Conservation is the goal, commercialization is the danger
This past Monday was a great day for democracy in Delaware. The DNREC Division of Parks and Recreation’s public meeting at Cape Henlopen High School centered around an invited proposal to explore building a restaurant and bar in the park. The turnout was huge, the discussion was robust though civil, and the information exchanged was illuminating. It was a memorable example of citizens exercising their First Amendment rights in the service of preserving Cape Henlopen State Park.
There is a beauty, at once mysterious and captivating, that dwells in the park’s 5,193 acres. That beauty radiates a transcendent grace. Human intervention can, however, destroy that wondrous domain where brown-headed huthatches nest, where white-tailed deer graze, and where monarch butterflies flutter.
The Warner Grant Trust proclaimed that the parklands be administered forever. To do so, conservation must be the top priority. That sacrosanct priority is jeopardized whenever commercialization imperils conservation. While environmental sentiments are admirable, their realization is formidable. So let us not speak falsely: maintaining the park is costly. And when such costs are substantial, the need for money makes conservation vulnerable to commercial alternatives. Ill-advised economic fixes inevitably portend problems. Thus, people of goodwill should support only those plans that best enhance the park’s financial stability, but in ways that least threaten its viability.

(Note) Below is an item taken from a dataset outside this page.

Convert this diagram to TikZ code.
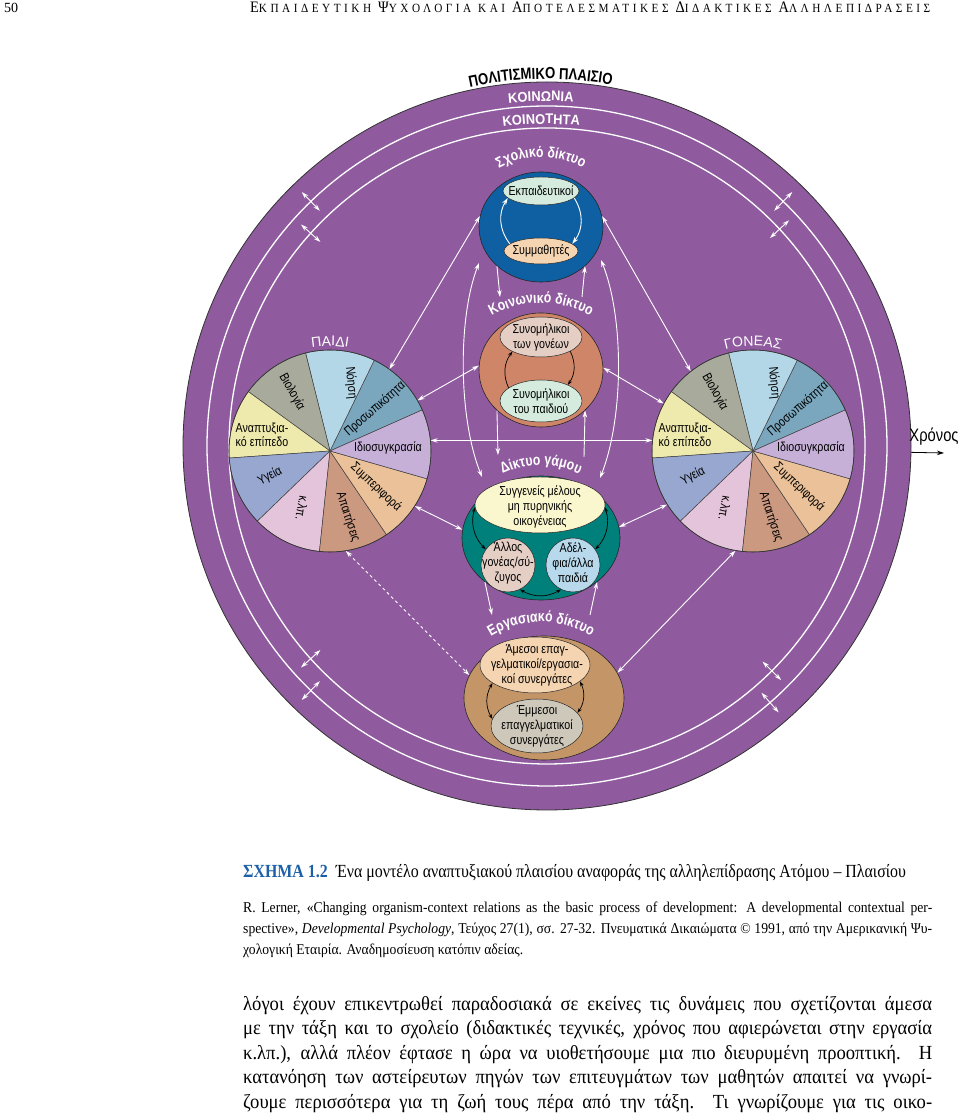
\documentclass[tikz,border=0pt]{standalone}
\usepackage{fontspec}
\setmainfont{Liberation Serif}
\newfontfamily\dfont[FakeStretch=0.82]{Liberation Sans}
\newfontfamily\wfont{Liberation Sans}
\newfontfamily\rfont[FakeStretch=0.92]{Liberation Sans}
\newfontfamily\capfont[FakeStretch=0.86]{Liberation Serif}
\newfontfamily\citefont[FakeStretch=0.91]{Liberation Serif}
\newfontfamily\bodyfont[FakeStretch=0.93]{Liberation Serif}
\newfontfamily\hdfont[LetterSpace=28,FakeStretch=0.9]{Liberation Serif}
\usetikzlibrary{arrows.meta,shapes.geometric,decorations.text,calc}

\definecolor{ctxpurple}{RGB}{143,91,158}
\definecolor{schoolblue}{RGB}{14,96,163}
\definecolor{socialred}{RGB}{207,133,104}
\definecolor{marteal}{RGB}{0,128,122}
\definecolor{worktan}{RGB}{196,150,103}
\definecolor{mintfill}{RGB}{212,235,222}
\definecolor{peachfill}{RGB}{245,212,177}
\definecolor{rosefill}{RGB}{229,207,197}
\definecolor{creamfill}{RGB}{250,246,206}
\definecolor{skyfill}{RGB}{184,217,235}
\definecolor{greyfill}{RGB}{205,200,186}
\definecolor{capblue}{RGB}{28,96,168}
\definecolor{pbio}{RGB}{168,171,156}
\definecolor{pnoi}{RGB}{180,215,232}
\definecolor{pper}{RGB}{122,167,190}
\definecolor{ptem}{RGB}{199,176,216}
\definecolor{pbeh}{RGB}{234,193,152}
\definecolor{pdem}{RGB}{203,152,128}
\definecolor{petc}{RGB}{227,196,218}
\definecolor{phea}{RGB}{152,167,207}
\definecolor{pdev}{RGB}{238,233,172}

\newcommand\netfont{\dfont\bfseries\fontsize{15}{15}\selectfont}
\newcommand\polfont{\dfont\bfseries\fontsize{16}{16}\selectfont}
\newcommand\ringfont{\rfont\bfseries\fontsize{14}{14}\selectfont}
\newcommand\whofont{\wfont\fontsize{14}{14}\selectfont}
\newcommand\hsc[2]{{\fontsize{16}{16}\selectfont#1}{\fontsize{12.5}{12.5}\selectfont#2}}

\begin{document}
\begin{tikzpicture}[x=1pt,y=1pt,
  warrow/.style={white,line width=0.9pt,{Stealth[length=7pt,width=4.5pt]}-{Stealth[length=7pt,width=4.5pt]}},
  wone/.style={white,line width=0.9pt,-{Stealth[length=7pt,width=4.5pt]}},
  barrow/.style={black,line width=0.7pt,{Stealth[length=5pt,width=3.5pt]}-{Stealth[length=5pt,width=3.5pt]}},
  bone/.style={black,line width=0.7pt,-{Stealth[length=5pt,width=3.5pt]}},
  netdisc/.style={ellipse,inner sep=0,draw=black!85,line width=0.6pt},
  innerell/.style={ellipse,inner sep=0,draw=black!85,line width=0.5pt},
  inlbl/.style={font=\dfont\fontsize{13}{15}\selectfont,align=center,inner sep=0},
  pielbl/.style={font=\dfont\fontsize{13}{14}\selectfont,align=center,inner sep=0},
  piedisc/.style={circle,inner sep=0,minimum size=202pt},
  arctext/.style 2 args={decorate,decoration={text along path,text align=center,text color=#1,text={#2}}}]
\useasboundingbox (0,0) rectangle (960,1117);

\node[anchor=base west,inner sep=0,font=\fontsize{14}{14}\selectfont] (pgno) at (4,1104) {50};
\node[anchor=base west,inner sep=0] (hdr) at (250,1104) {\makebox[680pt][s]{\hdfont\hsc{Ε}{ΚΠΑΙΔΕΥΤΙΚΗ} \hsc{Ψ}{ΥΧΟΛΟΓΙΑ} {\fontsize{12.5}{12.5}\selectfont ΚΑΙ} \hsc{Α}{ΠΟΤΕΛΕΣΜΑΤΙΚΕΣ} \hsc{Δ}{ΙΔΑΚΤΙΚΕΣ} \hsc{Α}{ΛΛΗΛΕΠΙΔΡΑΣΕΙΣ}}};

\node[circle,minimum size=728pt,inner sep=0,fill=ctxpurple,draw=black!80,line width=0.8pt] (world) at (547,671) {};
\draw[white,line width=1.3pt] (world.center) circle[radius=340] (world.center) circle[radius=318];

\path[arctext={black}{|\polfont|ΠΟΛΙΤΙΣΜΙΚΟ ΠΛΑΙΣΙΟ}] (world.center) ++(111:367) arc[start angle=111,end angle=71,radius=367];
\path[arctext={white}{|\ringfont|ΚΟΙΝΩΝΙΑ}] (world.center) ++(101:345) arc[start angle=101,end angle=81,radius=345];
\path[arctext={white}{|\ringfont|ΚΟΙΝΟΤΗΤΑ}] (world.center) ++(102:322) arc[start angle=102,end angle=80,radius=322];

\node[netdisc,minimum width=124pt,minimum height=110pt,fill=schoolblue] (school) at (541,890) {};
\node[netdisc,minimum width=124pt,minimum height=114pt,fill=socialred] (social) at (541,747) {};
\node[netdisc,minimum width=158pt,minimum height=124pt,fill=marteal] (marriage) at (541,579) {};
\node[netdisc,minimum width=160pt,minimum height=124pt,fill=worktan] (work) at (544,419) {};

\path[arctext={white}{|\netfont|Σχολικό δίκτυο}] (541,875) ++(160:85) arc[start angle=160,end angle=20,radius=85];
\path[arctext={white}{|\netfont|Κοινωνικό δίκτυο}] (541,714) ++(150:100) arc[start angle=150,end angle=30,radius=100];
\path[arctext={white}{|\netfont|Δίκτυο γάμου}] (541,567) ++(155:85) arc[start angle=155,end angle=25,radius=85];
\path[arctext={white}{|\netfont|Εργασιακό δίκτυο}] (541,400) ++(150:95) arc[start angle=150,end angle=30,radius=95];

\node[innerell,minimum width=76pt,minimum height=28pt,fill=mintfill] (teachers) at (541,926) {};
\node[inlbl] (teachers-t) at (teachers) {Εκπαιδευτικοί};
\node[innerell,minimum width=74pt,minimum height=26pt,fill=peachfill] (classmates) at (541,866) {};
\node[inlbl] (classmates-t) at (classmates) {Συμμαθητές};
\draw[wone] (classmates.167) to[bend left=35] (teachers.192);
\draw[wone] (teachers.348) to[bend left=35] (classmates.13);

\node[innerell,minimum width=82pt,minimum height=40pt,fill=rosefill] (parpeers) at (541,780) {};
\node[inlbl] (parpeers-t) at (parpeers) {Συνομήλικοι\\των γονέων};
\node[innerell,minimum width=82pt,minimum height=42pt,fill=mintfill] (kidpeers) at (541,716) {};
\node[inlbl] (kidpeers-t) at (kidpeers) {Συνομήλικοι\\του παιδιού};
\draw[bone] (kidpeers.158) to[bend left=30] (parpeers.207);
\draw[bone] (parpeers.334) to[bend left=30] (kidpeers.31);

\node[innerell,minimum width=130pt,minimum height=56pt,fill=creamfill] (kin) at (540,612) {};
\node[inlbl] (kin-t) at (540,610) {Συγγενείς μέλους\\μη πυρηνικής\\οικογένειας};
\node[innerell,minimum width=54pt,minimum height=54pt,fill=rosefill] (otherpar) at (508,552) {};
\node[inlbl] (otherpar-t) at (508,554) {Άλλος\\γονέας/σύ-\\ζυγος};
\node[innerell,minimum width=54pt,minimum height=54pt,fill=skyfill] (siblings) at (573,552) {};
\node[inlbl] (siblings-t) at (573,554) {Αδέλ-\\φια/άλλα\\παιδιά};
\draw[barrow] (kin.182) to[bend right=30] (otherpar.145);
\draw[barrow] (kin.358) to[bend left=30] (siblings.35);
\draw[barrow] (otherpar.296) to[bend right=30] (siblings.244);

\node[innerell,minimum width=110pt,minimum height=56pt,fill=peachfill] (directcol) at (535,452) {};
\node[inlbl] (directcol-t) at (537,452) {Άμεσοι επαγ-\\γελματικοί/εργασια-\\κοί συνεργάτες};
\node[innerell,minimum width=92pt,minimum height=54pt,fill=greyfill] (indirectcol) at (537,391) {};
\node[inlbl] (indirectcol-t) at (537,391) {Έμμεσοι\\επαγγελματικοί\\συνεργάτες};
\draw[barrow] (directcol.203) to[bend right=30] (indirectcol.171);
\draw[barrow] (directcol.340) to[bend left=30] (indirectcol.18);

\node[piedisc] (child) at (330,666) {};
\node[piedisc] (parent) at (753,666) {};
\foreach \p in {child,parent}{
  \foreach \s/\c in {24/pper,64/pnoi,104/pbio,144/pdev,184/phea,224/petc,264/pdem,304/pbeh,344/ptem}
    \filldraw[fill=\c,draw=black!75,line width=0.5pt] (\p.center) -- ++(\s:101) arc[start angle=\s,delta angle=40,radius=101] -- cycle;
  \draw[black!80,line width=0.6pt] (\p.center) circle[radius=101];
  \foreach \n/\dx/\dy/\r/\t in {bio/-38/59/-61/Βιολογία,noi/21/68/-85/Νόηση,per/45/42/41/Προσωπικότητα,
      tem/58/3/0/Ιδιοσυγκρασία,beh/46/-36/-43/Συμπεριφορά,dem/18/-66/-72/Απαιτήσεις,
      etc/-28/-57/-100/κ.λπ.,hea/-60/-25/28/Υγεία,dev/-68/16/0/{Αναπτυξια-\\κό επίπεδο}}
    \node[pielbl,rotate=\r] (\p-\n) at ($(\p.center)+(\dx,\dy)$) {\t};
}
\path[arctext={white}{|\whofont|ΠΑΙΔΙ}] (child.center) ++(120:105) arc[start angle=120,end angle=60,radius=105];
\path[arctext={white}{|\whofont|ΓΟΝΕΑΣ}] (parent.center) ++(120:105) arc[start angle=120,end angle=60,radius=105];

\coordinate (ss1) at (500,820);
\coordinate (ss2) at (582,820);
\coordinate (sm1) at (498,662);
\coordinate (sm2) at (584,660);
\coordinate (mw1) at (492,502);
\coordinate (mw2) at (590,502);
\draw[wone] (school.south west) -- (ss1);
\draw[wone] (ss2) -- (school.south east);
\draw[wone] (social.south west) -- (sm1);
\draw[wone] (sm2) -- (social.south east);
\draw[wone] (marriage.south west) -- (mw1);
\draw[wone] (mw2) -- (marriage.south east);

\coordinate (arcLt) at (479,854);
\coordinate (arcLb) at (482,640);
\coordinate (arcRt) at (601,857);
\coordinate (arcRb) at (600,639);
\draw[warrow] (arcLt) .. controls (458,800) and (458,700) .. (arcLb);
\draw[warrow] (arcRt) .. controls (624,800) and (624,700) .. (arcRb);

\draw[warrow] (child.54) -- (school.170);
\draw[warrow] (parent.128) -- (school.10);
\draw[warrow] (child.30) -- (social.176);
\draw[warrow] (parent.152) -- (social.2);
\draw[warrow] (child.6) -- (parent.174);
\draw[warrow] (child.-33) -- (marriage.174);
\draw[warrow] (parent.212) -- (marriage.8);
\draw[warrow,dashed] (child.-81) -- (work.163);
\draw[warrow] (parent.260) -- (work.19);

\foreach \a/\r [count=\i] in {134/340,138/318,46/340,43/318,226/340,222/318,311/340,315/318}{
  \coordinate (ra\i) at ($(world.center)+({\a}:{\r-13})$);
  \coordinate (rb\i) at ($(world.center)+({\a}:{\r+13})$);
  \draw[warrow] (ra\i) -- (rb\i);
}

\node[font=\dfont\fontsize{18}{18}\selectfont,inner sep=0] (time) at (934,680) {Χρόνος};
\coordinate (timeend) at (944,664);
\draw[-{Stealth[length=7pt,width=4.5pt]},line width=0.8pt] (world.-1) -- (timeend);

\node[anchor=base west,inner sep=0,font=\capfont\fontsize{18.5}{20}\selectfont] (cap) at (243,239) {{\bfseries\color{capblue}ΣΧΗΜΑ 1.2}\hspace{8pt}Ένα μοντέλο αναπτυξιακού πλαισίου αναφοράς της αλληλεπίδρασης Ατόμου – Πλαισίου};
\node[anchor=base west,inner sep=0,font=\citefont\fontsize{15}{16}\selectfont] (cite1) at (243,204) {\makebox[689pt][s]{R. Lerner, «Changing organism-context relations as the basic process of development: A developmental contextual per-}};
\node[anchor=base west,inner sep=0,font=\citefont\fontsize{15}{16}\selectfont] (cite2) at (243,183) {\makebox[689pt][s]{spective», \textit{Developmental Psychology}, Τεύχος 27(1), σσ. 27-32. Πνευματικά Δικαιώματα © 1991, από την Αμερικανική Ψυ-}};
\node[anchor=base west,inner sep=0,font=\citefont\fontsize{15}{16}\selectfont] (cite3) at (243,162) {χολογική Εταιρία. Αναδημοσίευση κατόπιν αδείας.};

\node[anchor=base west,inner sep=0,font=\bodyfont\fontsize{20}{24}\selectfont] (body1) at (243,106) {\makebox[689pt][s]{λόγοι έχουν επικεντρωθεί παραδοσιακά σε εκείνες τις δυνάμεις που σχετίζονται άμεσα}};
\node[anchor=base west,inner sep=0,font=\bodyfont\fontsize{20}{24}\selectfont] (body2) at (243,82) {\makebox[689pt][s]{με την τάξη και το σχολείο (διδακτικές τεχνικές, χρόνος που αφιερώνεται στην εργασία}};
\node[anchor=base west,inner sep=0,font=\bodyfont\fontsize{20}{24}\selectfont] (body3) at (243,57) {\makebox[689pt][s]{κ.λπ.), αλλά πλέον έφτασε η ώρα να υιοθετήσουμε μια πιο διευρυμένη προοπτική. Η}};
\node[anchor=base west,inner sep=0,font=\bodyfont\fontsize{20}{24}\selectfont] (body4) at (243,33) {\makebox[689pt][s]{κατανόηση των αστείρευτων πηγών των επιτευγμάτων των μαθητών απαιτεί να γνωρί-}};
\node[anchor=base west,inner sep=0,font=\bodyfont\fontsize{20}{24}\selectfont] (body5) at (243,9) {\makebox[689pt][s]{ζουμε περισσότερα για τη ζωή τους πέρα από την τάξη. Τι γνωρίζουμε για τις οικο-}};
\end{tikzpicture}
\end{document}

Thanks to the admirable organizing efforts of the Preserve Our Park Coalition, and to La Vida Hospitality’s civic credit, the restaurant/bar’s proposal was withdrawn. Such efforts signify the importance of preservation and business and groups working together to save our natural resources and curb irresponsible development. “In God’s wilderness lies the hope of the world – the great fresh unblighted, unredeemed wilderness” so spoke John Muir, the revered conservationist. Let those words inspire us to work together.